## [Work required]
Extract the full listing verbatim and drop any pictures from your copy.

## [Data lines]
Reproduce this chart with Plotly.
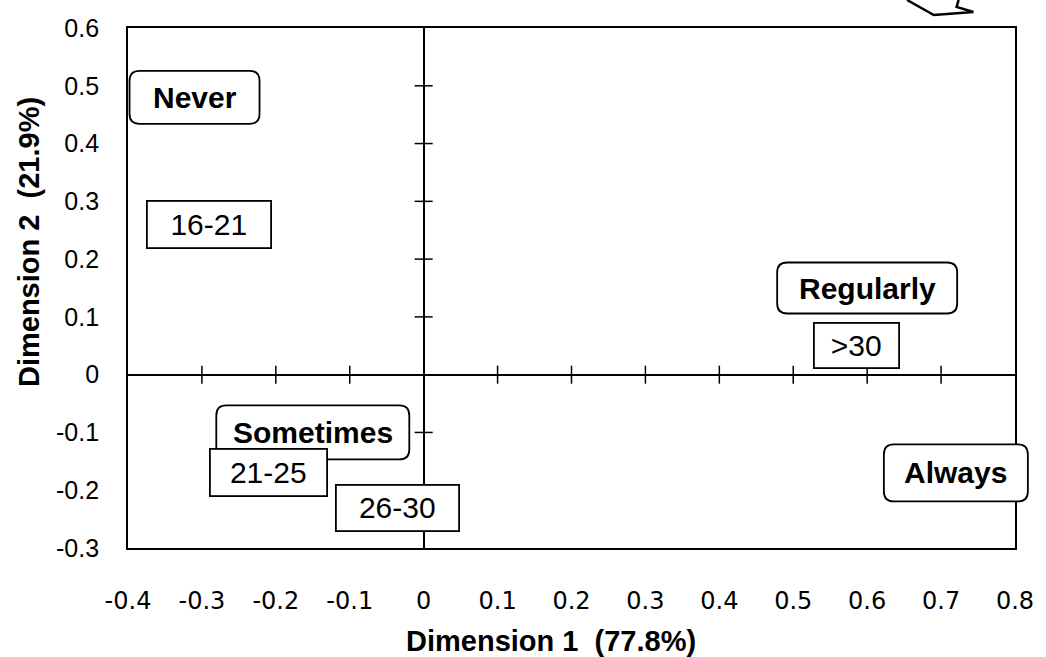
import plotly.graph_objects as go

# Correspondence analysis: frequency categories and age groups on the first two dimensions
freq_labels = ["Never", "Sometimes", "Regularly", "Always"]
freq_dim1 = [-0.31, -0.15, 0.60, 0.72]
freq_dim2 = [0.48, -0.10, 0.15, -0.17]

age_labels = ["16-21", "21-25", "26-30", ">30"]
age_dim1 = [-0.29, -0.21, -0.035, 0.585]
age_dim2 = [0.26, -0.17, -0.23, 0.05]

x_ticks = [-0.4, -0.3, -0.2, -0.1, 0, 0.1, 0.2, 0.3, 0.4, 0.5, 0.6, 0.7, 0.8]
x_tick_text = ["-0.4", "-0.3", "-0.2", "-0.1", "0", "0.1", "0.2", "0.3", "0.4", "0.5", "0.6", "0.7", "0.8"]
y_ticks = [-0.3, -0.2, -0.1, 0, 0.1, 0.2, 0.3, 0.4, 0.5, 0.6]
y_tick_text = ["-0.3", "-0.2", "-0.1", "0", "0.1", "0.2", "0.3", "0.4", "0.5", "0.6"]

x_title = "Dimension 1  (77.8%)"
y_title = "Dimension 2  (21.9%)"

X_RANGE = [x_ticks[0], x_ticks[-1]]
Y_RANGE = [y_ticks[0], y_ticks[-1]]

# Label box sizes in pixels (width, height)
freq_box = {"Never": (130, 53), "Sometimes": (193, 54), "Regularly": (180, 51), "Always": (144, 57)}
age_box = {"16-21": (124, 47), "21-25": (117, 47), "26-30": (123, 46), ">30": (85, 45)}

ARIAL = "Liberation Sans, Arial, sans-serif"
LABEL_SIZE = 30

# plot-area geometry in pixels
FIG_W, FIG_H = 1046, 657
M_L, M_R, M_T, M_B = 128, 22, 28, 109
PLOT_W = FIG_W - M_L - M_R
PLOT_H = FIG_H - M_T - M_B


def to_paper_x(v):
    return (v - X_RANGE[0]) / (X_RANGE[1] - X_RANGE[0])


def to_paper_y(v):
    return (v - Y_RANGE[0]) / (Y_RANGE[1] - Y_RANGE[0])


def rounded_rect(w, h, r):
    a, b = w / 2, h / 2
    return (f"M {-a + r},{-b} L {a - r},{-b} Q {a},{-b} {a},{-b + r} "
            f"L {a},{b - r} Q {a},{b} {a - r},{b} L {-a + r},{b} "
            f"Q {-a},{b} {-a},{b - r} L {-a},{-b + r} Q {-a},{-b} {-a + r},{-b} Z")


fig = go.Figure()
fig.add_trace(go.Scatter(x=freq_dim1 + age_dim1, y=freq_dim2 + age_dim2,
                         mode="markers", marker=dict(opacity=0), hoverinfo="skip"))

shapes = []
# small crosses along the zero lines
for t in x_ticks:
    if t in (0, x_ticks[0], x_ticks[-1]):
        continue
    shapes.append(dict(type="line", xref="x", yref="y", ysizemode="pixel", yanchor=0,
                       x0=t, x1=t, y0=-9, y1=9, line=dict(color="black", width=1.5)))
for t in y_ticks:
    if t in (0, y_ticks[0], y_ticks[-1]):
        continue
    shapes.append(dict(type="line", xref="x", yref="y", xsizemode="pixel", xanchor=0,
                       y0=t, y1=t, x0=-9, x1=9, line=dict(color="black", width=1.5)))

# rounded boxes for the frequency categories (paper-anchored so they may overhang the frame)
for lab, x, y in zip(freq_labels, freq_dim1, freq_dim2):
    w, h = freq_box[lab]
    shapes.append(dict(type="path", xref="paper", yref="paper", xsizemode="pixel", ysizemode="pixel",
                       xanchor=to_paper_x(x), yanchor=to_paper_y(y), path=rounded_rect(w, h, 10),
                       fillcolor="white", line=dict(color="black", width=1.8), layer="above"))

# callout arrow fragment in the top-right corner
shapes.append(dict(type="path", xref="paper", yref="paper",
                   path="M 0.8783,1.0538 L 0.9085,1.025 L 0.9531,1.0308 L 0.9342,1.0404 L 0.9364,1.0538",
                   line=dict(color="black", width=2.5)))

annotations = []
for lab, x, y in zip(freq_labels, freq_dim1, freq_dim2):
    annotations.append(dict(x=x, y=y, xref="x", yref="y", text=lab, showarrow=False,
                            font=dict(family=ARIAL, size=LABEL_SIZE, color="black", weight="bold"),
                            xanchor="center", yanchor="middle"))
for lab, x, y in zip(age_labels, age_dim1, age_dim2):
    w, h = age_box[lab]
    annotations.append(dict(x=x, y=y, xref="x", yref="y", text=lab, showarrow=False,
                            font=dict(family=ARIAL, size=LABEL_SIZE, color="black"),
                            xanchor="center", yanchor="middle", width=w - 2, height=h - 2,
                            bgcolor="white", bordercolor="black", borderwidth=1.8, borderpad=0))

# axis titles
annotations.append(dict(x=(555 - M_L) / PLOT_W, y=(FIG_H - M_B - 641) / PLOT_H,
                        xref="paper", yref="paper", xanchor="center", yanchor="middle",
                        showarrow=False, text=x_title,
                        font=dict(family=ARIAL, size=29, color="black", weight="bold")))
annotations.append(dict(x=(28 - M_L) / PLOT_W, y=(FIG_H - M_B - 242) / PLOT_H,
                        xref="paper", yref="paper", xanchor="center", yanchor="middle",
                        showarrow=False, text=y_title, textangle=-90,
                        font=dict(family=ARIAL, size=29, color="black", weight="bold")))

fig.update_layout(
    width=FIG_W, height=FIG_H,
    margin=dict(l=M_L, r=M_R, t=M_T, b=M_B),
    plot_bgcolor="white", paper_bgcolor="white",
    showlegend=False,
    shapes=shapes,
    annotations=annotations,
    xaxis=dict(range=X_RANGE, tickvals=x_ticks, ticktext=x_tick_text,
               showgrid=False, zeroline=True, zerolinecolor="black", zerolinewidth=1.5,
               showline=True, linecolor="black", linewidth=1.8, mirror=True,
               ticks="outside", ticklen=0, ticklabelstandoff=30,
               tickfont=dict(family="DejaVu Sans", size=24, color="black")),
    yaxis=dict(range=Y_RANGE, tickvals=y_ticks, ticktext=y_tick_text,
               showgrid=False, zeroline=True, zerolinecolor="black", zerolinewidth=1.5,
               showline=True, linecolor="black", linewidth=1.8, mirror=True,
               ticks="outside", ticklen=0, ticklabelstandoff=22,
               tickfont=dict(family=ARIAL, size=25, color="black")),
)

fig.write_html("out.html")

## [Exercise solution]
Reproduce this chart with Plotly.
import plotly.graph_objects as go

# Correspondence analysis: frequency categories and age groups on the first two dimensions
freq_labels = ["Never", "Sometimes", "Regularly", "Always"]
freq_dim1 = [-0.31, -0.15, 0.60, 0.72]
freq_dim2 = [0.48, -0.10, 0.15, -0.17]

age_labels = ["16-21", "21-25", "26-30", ">30"]
age_dim1 = [-0.29, -0.21, -0.035, 0.585]
age_dim2 = [0.26, -0.17, -0.23, 0.05]

x_ticks = [-0.4, -0.3, -0.2, -0.1, 0, 0.1, 0.2, 0.3, 0.4, 0.5, 0.6, 0.7, 0.8]
x_tick_text = ["-0.4", "-0.3", "-0.2", "-0.1", "0", "0.1", "0.2", "0.3", "0.4", "0.5", "0.6", "0.7", "0.8"]
y_ticks = [-0.3, -0.2, -0.1, 0, 0.1, 0.2, 0.3, 0.4, 0.5, 0.6]
y_tick_text = ["-0.3", "-0.2", "-0.1", "0", "0.1", "0.2", "0.3", "0.4", "0.5", "0.6"]

x_title = "Dimension 1  (77.8%)"
y_title = "Dimension 2  (21.9%)"

X_RANGE = [x_ticks[0], x_ticks[-1]]
Y_RANGE = [y_ticks[0], y_ticks[-1]]

# Label box sizes in pixels (width, height)
freq_box = {"Never": (130, 53), "Sometimes": (193, 54), "Regularly": (180, 51), "Always": (144, 57)}
age_box = {"16-21": (124, 47), "21-25": (117, 47), "26-30": (123, 46), ">30": (85, 45)}

ARIAL = "Liberation Sans, Arial, sans-serif"
LABEL_SIZE = 30

# plot-area geometry in pixels
FIG_W, FIG_H = 1046, 657
M_L, M_R, M_T, M_B = 128, 22, 28, 109
PLOT_W = FIG_W - M_L - M_R
PLOT_H = FIG_H - M_T - M_B


def to_paper_x(v):
    return (v - X_RANGE[0]) / (X_RANGE[1] - X_RANGE[0])


def to_paper_y(v):
    return (v - Y_RANGE[0]) / (Y_RANGE[1] - Y_RANGE[0])


def rounded_rect(w, h, r):
    a, b = w / 2, h / 2
    return (f"M {-a + r},{-b} L {a - r},{-b} Q {a},{-b} {a},{-b + r} "
            f"L {a},{b - r} Q {a},{b} {a - r},{b} L {-a + r},{b} "
            f"Q {-a},{b} {-a},{b - r} L {-a},{-b + r} Q {-a},{-b} {-a + r},{-b} Z")


fig = go.Figure()
fig.add_trace(go.Scatter(x=freq_dim1 + age_dim1, y=freq_dim2 + age_dim2,
                         mode="markers", marker=dict(opacity=0), hoverinfo="skip"))

shapes = []
# small crosses along the zero lines
for t in x_ticks:
    if t in (0, x_ticks[0], x_ticks[-1]):
        continue
    shapes.append(dict(type="line", xref="x", yref="y", ysizemode="pixel", yanchor=0,
                       x0=t, x1=t, y0=-9, y1=9, line=dict(color="black", width=1.5)))
for t in y_ticks:
    if t in (0, y_ticks[0], y_ticks[-1]):
        continue
    shapes.append(dict(type="line", xref="x", yref="y", xsizemode="pixel", xanchor=0,
                       y0=t, y1=t, x0=-9, x1=9, line=dict(color="black", width=1.5)))

# rounded boxes for the frequency categories (paper-anchored so they may overhang the frame)
for lab, x, y in zip(freq_labels, freq_dim1, freq_dim2):
    w, h = freq_box[lab]
    shapes.append(dict(type="path", xref="paper", yref="paper", xsizemode="pixel", ysizemode="pixel",
                       xanchor=to_paper_x(x), yanchor=to_paper_y(y), path=rounded_rect(w, h, 10),
                       fillcolor="white", line=dict(color="black", width=1.8), layer="above"))

# callout arrow fragment in the top-right corner
shapes.append(dict(type="path", xref="paper", yref="paper",
                   path="M 0.8783,1.0538 L 0.9085,1.025 L 0.9531,1.0308 L 0.9342,1.0404 L 0.9364,1.0538",
                   line=dict(color="black", width=2.5)))

annotations = []
for lab, x, y in zip(freq_labels, freq_dim1, freq_dim2):
    annotations.append(dict(x=x, y=y, xref="x", yref="y", text=lab, showarrow=False,
                            font=dict(family=ARIAL, size=LABEL_SIZE, color="black", weight="bold"),
                            xanchor="center", yanchor="middle"))
for lab, x, y in zip(age_labels, age_dim1, age_dim2):
    w, h = age_box[lab]
    annotations.append(dict(x=x, y=y, xref="x", yref="y", text=lab, showarrow=False,
                            font=dict(family=ARIAL, size=LABEL_SIZE, color="black"),
                            xanchor="center", yanchor="middle", width=w - 2, height=h - 2,
                            bgcolor="white", bordercolor="black", borderwidth=1.8, borderpad=0))

# axis titles
annotations.append(dict(x=(555 - M_L) / PLOT_W, y=(FIG_H - M_B - 641) / PLOT_H,
                        xref="paper", yref="paper", xanchor="center", yanchor="middle",
                        showarrow=False, text=x_title,
                        font=dict(family=ARIAL, size=29, color="black", weight="bold")))
annotations.append(dict(x=(28 - M_L) / PLOT_W, y=(FIG_H - M_B - 242) / PLOT_H,
                        xref="paper", yref="paper", xanchor="center", yanchor="middle",
                        showarrow=False, text=y_title, textangle=-90,
                        font=dict(family=ARIAL, size=29, color="black", weight="bold")))

fig.update_layout(
    width=FIG_W, height=FIG_H,
    margin=dict(l=M_L, r=M_R, t=M_T, b=M_B),
    plot_bgcolor="white", paper_bgcolor="white",
    showlegend=False,
    shapes=shapes,
    annotations=annotations,
    xaxis=dict(range=X_RANGE, tickvals=x_ticks, ticktext=x_tick_text,
               showgrid=False, zeroline=True, zerolinecolor="black", zerolinewidth=1.5,
               showline=True, linecolor="black", linewidth=1.8, mirror=True,
               ticks="outside", ticklen=0, ticklabelstandoff=30,
               tickfont=dict(family="DejaVu Sans", size=24, color="black")),
    yaxis=dict(range=Y_RANGE, tickvals=y_ticks, ticktext=y_tick_text,
               showgrid=False, zeroline=True, zerolinecolor="black", zerolinewidth=1.5,
               showline=True, linecolor="black", linewidth=1.8, mirror=True,
               ticks="outside", ticklen=0, ticklabelstandoff=22,
               tickfont=dict(family=ARIAL, size=25, color="black")),
)

fig.write_html("out.html")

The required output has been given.